What can the user do once they're securely running the STT?
  Pick an application from an "app store" managed by the "directory service".
    Kind-of like a CA for Cloud Terminal apps.
  Connect to that application's CRE.
  CRE sends nonce to the STT.
  STT sends back attestation containing STT's PCR value from the TPM,
    nonce, and hash of CRE's public key.
  Why do we need the nonce?  Freshness.
  Why do we need the CRE's public key?  Relay attack with a malicious CRE.

Why does the STT send an attestation to the CRE?
  Seems like a weak story: few possible reasons, none super convincing.
  1. Strong 2FA.
    But kind-of overkill, if it's just 2FA; don't need to involve TPM for 2FA.
    Could keep a private key in STT, used to authenticate connection to the SRE.
  2. Prevent adversaries from connecting without using an STT.
    But adversary can install an STT on their own computer.
    Maybe raises the bar: harder to automate many attempts, etc?
  3. Prevent user from logging in from an incorrect STT client?
    Assumes user didn't correctly install STT / check background image.
    But if client is controlled by adversary, user has already lost..
    So this is only good for some kind of "not very malicious" incorrect STT.
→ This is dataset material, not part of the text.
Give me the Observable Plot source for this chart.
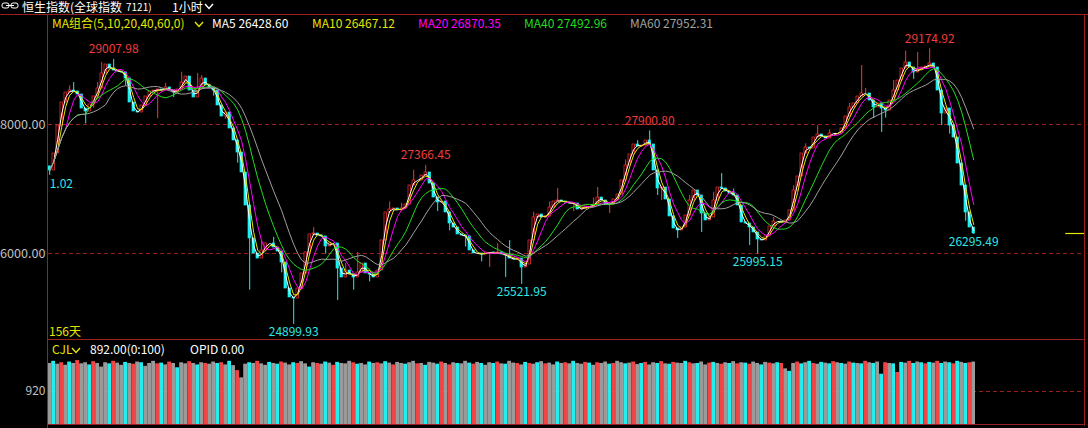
<!DOCTYPE html>
<html><head><meta charset="utf-8">
<script src="https://cdn.jsdelivr.net/npm/d3@7"></script>
<script src="https://cdn.jsdelivr.net/npm/@observablehq/plot@0.6"></script>
<style>
html,body{margin:0;padding:0;background:#000;width:1088px;height:428px;overflow:hidden;font-family:"Noto Sans CJK SC","Noto Sans",sans-serif;}
#wrap{position:relative;width:1088px;height:428px;background:#000;}
.t{position:absolute;white-space:nowrap;font-size:12px;line-height:14px;}
.ln{position:absolute;background:#9a1f1f;}
#price{position:absolute;left:0;top:15px;}
#vol{position:absolute;left:0;top:340px;}
svg.chev{position:absolute;}
</style></head><body>
<div id="wrap">
  <div id="price"></div>
  <div id="vol"></div>
</div>
<script>
// ---------- DATA ----------
const titleMain = "恒生指数(全球指数";
const titleCode = "7121)";
const titlePeriod = "1小时";
const maGroupLabel = "MA组合(5,10,20,40,60,0)";
const maNames = ["MA5", "MA10", "MA20", "MA40", "MA60"];
const maLegendValues = [26428.60, 26467.12, 26870.35, 27492.96, 27952.31];
const maColors = ["#ffffff", "#e6e600", "#ff00ff", "#22dd22", "#a0a0a0"];
const maK = [2, 3, 5, 10, 15]; // window length in plotted bars
const daysLabel = "156天";
const volHeader = ["CJL", "892.00(0:100)", "OPID 0.00"];

const gridPrices = [26000, 28000];
const volTicks = [920];

const firstOpen = 27350;
const closes = [
27287,27550,27984,28341,28496,28527,28512,28465,28248,28202,
28310,28434,28558,28791,28930,28868,28837,28822,28806,28713,
28341,28202,28186,28295,28434,28512,28527,28543,28527,28574,
28527,28496,28543,28651,28744,28527,28419,28558,28713,28605,
28558,28527,28295,28124,28186,27938,27752,27566,27256,26744,
26233,26000,25922,26047,26155,26155,26093,26031,25860,25457,
25318,25302,25457,25690,26016,26295,26310,26279,26264,26109,
26155,26155,25767,25628,25736,25674,25628,25705,25845,25690,
25674,25628,25736,26202,26636,26682,26698,26667,26698,26760,
27054,27132,27132,27209,27256,27085,26868,26791,26806,26636,
26465,26403,26295,26279,26264,26047,26000,26000,25984,26016,
26016,26000,26016,25984,25969,25922,25907,25922,25783,25829,
26202,26558,26605,26558,26574,26713,26806,26822,26806,26791,
26775,26775,26682,26698,26729,26729,26760,26868,26822,26760,
26760,26837,26915,27132,27364,27535,27690,27659,27674,27752,
27690,27287,27008,27023,26837,26574,26388,26357,26403,26589,
26822,26977,26899,26620,26512,26558,26822,27023,27008,26961,
26930,26899,26744,26481,26465,26403,26326,26217,26202,26264,
26419,26496,26496,26481,26512,26667,26977,27194,27550,27643,
27628,27798,27845,27814,27783,27860,27860,27860,27938,28124,
28264,28326,28434,28481,28481,28372,28264,28326,28248,28217,
28372,28527,28682,28868,28961,28884,28806,28853,28884,28899,
28946,28884,28527,28171,28248,27984,27798,27395,27054,26636,
26403,26310
];
// [bar index, high, low] read from visible wicks
const wicks = [
[0,null,27211.02],[2,null,27700],[5,28600,null],[6,28650,null],[9,null,28010],
[11,null,28250],[12,28650,null],[13,28960,null],[16,29007.98,null],[19,null,28600],
[24,null,28300],[27,null,28090],[29,28640,null],[31,null,28420],[33,28810,null],
[37,28790,null],[38,28760,null],[41,null,28440],[44,null,28080],[47,null,27400],
[50,null,25430],[53,26200,null],[56,26250,null],[58,null,25700],[61,null,24899.93],
[66,26400,null],[69,null,25990],[72,null,25270],[74,25850,null],[76,null,25430],
[77,26016,null],[80,null,25560],[85,26800,null],[88,26780,null],[91,27290,null],
[94,27366.45,null],[97,null,26650],[100,null,26350],[104,null,26100],[108,null,25870],
[110,null,25783],[112,26150,null],[114,null,25628],[115,26200,null],[118,null,25521.95],
[121,26640,null],[125,26800,null],[127,27008,null],[131,null,26650],[136,26860,null],
[137,27023,null],[140,null,26620],[144,27450,null],[147,27750,null],[150,27900.80,null],
[152,null,26900],[153,null,26822],[157,null,26233],[160,26900,null],[163,null,26326],
[166,26950,null],[168,27240,null],[171,27000,null],[175,null,26124],[177,null,25995.15],
[181,26560,null],[186,27050,null],[189,27700,null],[192,27984,null],[195,27920,null],
[200,28330,null],[203,28915,null],[204,28560,null],[206,null,28093],[208,null,27876],
[209,null,28100],[211,28682,null],[214,29140,null],[216,null,28700],[217,29116,null],
[220,29174.92,null],[223,null,27984],[225,null,27850],[227,27500,null],[229,null,26500],
[231,null,26295.49]
];
const hiLabels = [[16,29007.98],[94,27366.45],[150,27900.80],[220,29174.92]];
const loLabels = [[61,24899.93],[118,25521.95],[177,25995.15],[231,26295.49]];

const volumes = [
1700,1760,1680,1720,1650,1740,1700,1780,1690,1720,
1660,1750,1700,1600,1720,1690,1760,1710,1650,1730,
1700,1680,1740,1720,1620,1700,1760,1690,1710,1660,
1740,1700,1580,1720,1690,1750,1700,1660,1720,1700,
1680,1740,1700,1720,1660,1760,1640,1500,1300,1680,
1720,1700,1760,1690,1650,1730,1700,1680,1740,1710,
1660,1720,1700,1750,1690,1600,1720,1700,1680,1740,
1710,1650,1730,1700,1690,1760,1720,1680,1700,1660,
1740,1700,1720,1690,1750,1710,1660,1730,1700,1680,
1720,1760,1690,1700,1650,1730,1710,1680,1740,1700,
1660,1720,1700,1690,1760,1710,1680,1730,1700,1650,
1720,1700,1740,1690,1680,1760,1710,1700,1660,1730,
1700,1680,1720,1750,1690,1710,1660,1740,1700,1720,
1690,1760,1700,1680,1730,1710,1650,1720,1700,1740,
1680,1700,1760,1720,1690,1710,1740,1670,1700,1730,
1660,1720,1700,1750,1690,1680,1730,1710,1700,1760,
1720,1690,1700,1740,1660,1710,1730,1700,1680,1720,
1700,1750,1690,1720,1710,1680,1740,1700,1660,1730,
1710,1690,1720,1700,1550,1480,1700,1740,1690,1720,
1760,1700,1680,1730,1710,1690,1750,1720,1700,1680,
1740,1710,1700,1690,1760,1720,1700,1740,1400,1720,
1700,1690,1450,1730,1710,1760,1700,1740,1720,1690,
1730,1710,1760,1700,1740,1720,1690,1760,1730,1700,
1720,1740
];
const volColorCodes =
"gcgrgcgrgg"+"crgggcrggc"+"grgcgggrcg"+"rgcggrgcgr"+"ggcrgcgrgg"+
"cgrggcgcrg"+"gcrggcgrgc"+"grcgggrcgg"+"cgrgcgrggc"+"ggrgcggcrg"+
"rgcggcrgcg"+"gcrgcggrgc"+"rgcgrggcgr"+"gcggrcgrgg"+"crggcgrgcr"+
"ggcrgcrggc"+"rgcggrcgrg"+"cgrgcrggcg"+"rgcrgcgrcg"+"crgcgcrgcg"+
"rcgcrgcgcr"+"gcrcgrcgcr"+"cgrcgcrcgc"+"rg";

// ---------- STYLE ----------
const RED = "#ff3434", CYAN = "#1ef0f0", GRID = "#9a1f1f";
const LBL_RED = "#f03c3c", LBL_CYAN = "#2ee6e6", AXIS = "#c0c0c0", YEL = "#e6e600";
const volPalette = {r: "#f24444", c: "#22eeee", g: "#9a9a9a"};
const FONT = "'Noto Sans CJK SC','Noto Sans',sans-serif";
const xDomain = [-0.3, 258.7];

// ---------- BUILD ----------
const bars = closes.map((c, i) => {
  const o = i === 0 ? firstOpen : closes[i - 1];
  return {i, open: o, close: c, high: Math.max(o, c), low: Math.min(o, c), up: c >= o};
});
for (const [i, h, l] of wicks) {
  if (h != null) bars[i].high = Math.max(bars[i].high, h);
  if (l != null) bars[i].low = Math.min(bars[i].low, l);
}
const fmt = d3.format(".2f");
const hiData = hiLabels.map(([i, v]) => ({i, v}));
const loData = loLabels.map(([i, v]) => ({i, v}));
const lastClose = closes[closes.length - 1];

const maMarks = maK.map((k, j) =>
  Plot.lineY(bars, Plot.windowY({k, anchor: "end", reduce: "mean"},
    {x: "i", y: "close", stroke: maColors[j], strokeWidth: 1}))
);

const price = Plot.plot({
  width: 1088, height: 325,
  marginLeft: 48, marginRight: 4, marginTop: 0, marginBottom: 0,
  x: {domain: xDomain, axis: null},
  y: {domain: [24651, 29690], axis: null},
  color: {type: "identity"},
  style: {background: "transparent", fontFamily: FONT, fontSize: "12px", overflow: "visible"},
  marks: [
    Plot.ruleY(gridPrices, {stroke: GRID, strokeDasharray: "4,3"}),
    Plot.text(gridPrices, {y: d => d, frameAnchor: "left", textAnchor: "end", dx: -3,
      text: d => fmt(d), fill: AXIS, fontSize: 12.6}),
    Plot.ruleX(bars, {x: "i", y1: "low", y2: "high", stroke: d => d.up ? RED : CYAN, strokeWidth: 1}),
    Plot.rect(bars, {x1: d => d.i - 0.3, x2: d => d.i + 0.3, y1: "open", y2: "close",
      fill: d => d.up ? "#000000" : CYAN, stroke: d => d.up ? RED : CYAN, strokeWidth: 0.7}),
    ...maMarks,
    Plot.ruleY([lastClose], {x1: 254, x2: 258.7, stroke: YEL, strokeWidth: 1.2}),
    Plot.text(hiData, {x: "i", y: "v", text: d => fmt(d.v), dy: -10, fill: LBL_RED, fontSize: 12}),
    Plot.text(loData, {x: "i", y: "v", text: d => fmt(d.v), dy: 8, fill: LBL_CYAN, fontSize: 12}),
    Plot.text([bars[0]], {x: "i", y: "low", text: d => fmt(d.low).slice(-4), textAnchor: "start",
      dy: 9, fill: LBL_CYAN, fontSize: 12})
  ]
});
document.getElementById("price").appendChild(price);

const volData = volumes.map((v, i) => ({i, v, c: volPalette[volColorCodes[i]]}));
const vol = Plot.plot({
  width: 1088, height: 88,
  marginLeft: 48, marginRight: 4, marginTop: 0, marginBottom: 4,
  x: {domain: xDomain, axis: null},
  y: {domain: [0, 2340], axis: null},
  color: {type: "identity"},
  style: {background: "transparent", fontFamily: FONT, fontSize: "12px", overflow: "visible"},
  marks: [
    Plot.ruleY(volTicks, {stroke: GRID, strokeDasharray: "4,3"}),
    Plot.rect(volData, {x1: d => d.i - 0.5, x2: d => d.i + 0.45, y1: 0, y2: "v", fill: "c"}),
    Plot.text(volTicks, {y: d => d, frameAnchor: "left", textAnchor: "end", dx: -3,
      text: d => String(d), fill: AXIS, fontSize: 12})
  ]
});
document.getElementById("vol").appendChild(vol);

// ---------- HTML overlays (header, legend, frame lines) ----------
const wrap = document.getElementById("wrap");
function txt(s, left, top, color, size) {
  const d = document.createElement("div");
  d.className = "t"; d.textContent = s;
  d.style.left = left + "px"; d.style.top = top + "px"; d.style.color = color;
  if (size) d.style.fontSize = size + "px";
  wrap.appendChild(d); return d;
}
function chev(left, top, color) {
  const ns = "http://www.w3.org/2000/svg";
  const s = document.createElementNS(ns, "svg");
  s.setAttribute("class", "chev"); s.setAttribute("width", 10); s.setAttribute("height", 7);
  s.style.left = left + "px"; s.style.top = top + "px";
  const p = document.createElementNS(ns, "polyline");
  p.setAttribute("points", "1,1 5,5.5 9,1"); p.setAttribute("fill", "none");
  p.setAttribute("stroke", color); p.setAttribute("stroke-width", "1.4");
  s.appendChild(p); wrap.appendChild(s);
}
function line(left, top, w, h) {
  const d = document.createElement("div");
  d.className = "ln"; d.style.left = left + "px"; d.style.top = top + "px";
  d.style.width = w + "px"; d.style.height = h + "px"; wrap.appendChild(d);
}
// icon
(function () {
  const ns = "http://www.w3.org/2000/svg";
  const s = document.createElementNS(ns, "svg");
  s.setAttribute("width", 18); s.setAttribute("height", 10);
  s.style.position = "absolute"; s.style.left = "1px"; s.style.top = "1px";
  s.innerHTML = '<rect x="1" y="2" width="7" height="5" rx="2" fill="none" stroke="#fff" stroke-width="1"/>' +
    '<rect x="10" y="2" width="7" height="5" rx="2" fill="none" stroke="#fff" stroke-width="1"/>' +
    '<line x1="5" y1="4.5" x2="13" y2="4.5" stroke="#fff" stroke-width="1"/>';
  wrap.appendChild(s);
})();
const t1 = txt(titleMain, 22, 0, "#ffffff", 12); t1.style.lineHeight = "13px";
const t2 = txt(titleCode, 126, 0, "#ffffff", 10); t2.style.lineHeight = "13px";
const t3 = txt(titlePeriod, 172, 0, "#ffffff", 12); t3.style.lineHeight = "13px";
chev(204, 3, "#ffffff");

txt(maGroupLabel, 52, 16, YEL);
chev(194, 21, YEL);
const maLeft = [212, 312, 418, 524, 630];
maNames.forEach((n, j) => txt(n + " " + fmt(maLegendValues[j]), maLeft[j], 16, maColors[j]));

txt(daysLabel, 49, 324, YEL);
txt(volHeader[0], 52, 342, YEL);
chev(71, 347, YEL);
txt(volHeader[1], 90, 342, "#ffffff");
txt(volHeader[2], 190, 342, "#ffffff");

line(0, 14, 1088, 1);
line(47, 15, 1, 413);
line(1084, 15, 1, 411);
line(48, 339, 1036, 1);
line(48, 424, 1036, 1);
</script>
</body></html>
How would this work with many applications?
  Likely malicious apps would sneak in.
  Hard to tell which one you should launch.
  Phishing attacks could arise ("Bank of AAmerica" vs "Bank of America")?

Is this a good design?
  Real and significant problem.
  Plausible solution, where one might assume it's just hopeless.
  Interesting use of the TPM.
  Not clear how well this would scale to many apps, in terms of security.
  Clunky UI, but necessary in this design.
  Maybe too much inconvenience for casual users, and for serious users they
    just carry two devices or run multiple VMs managed by their IT staff?
  Will see another take on the TPM next lecture: Intel's SGX.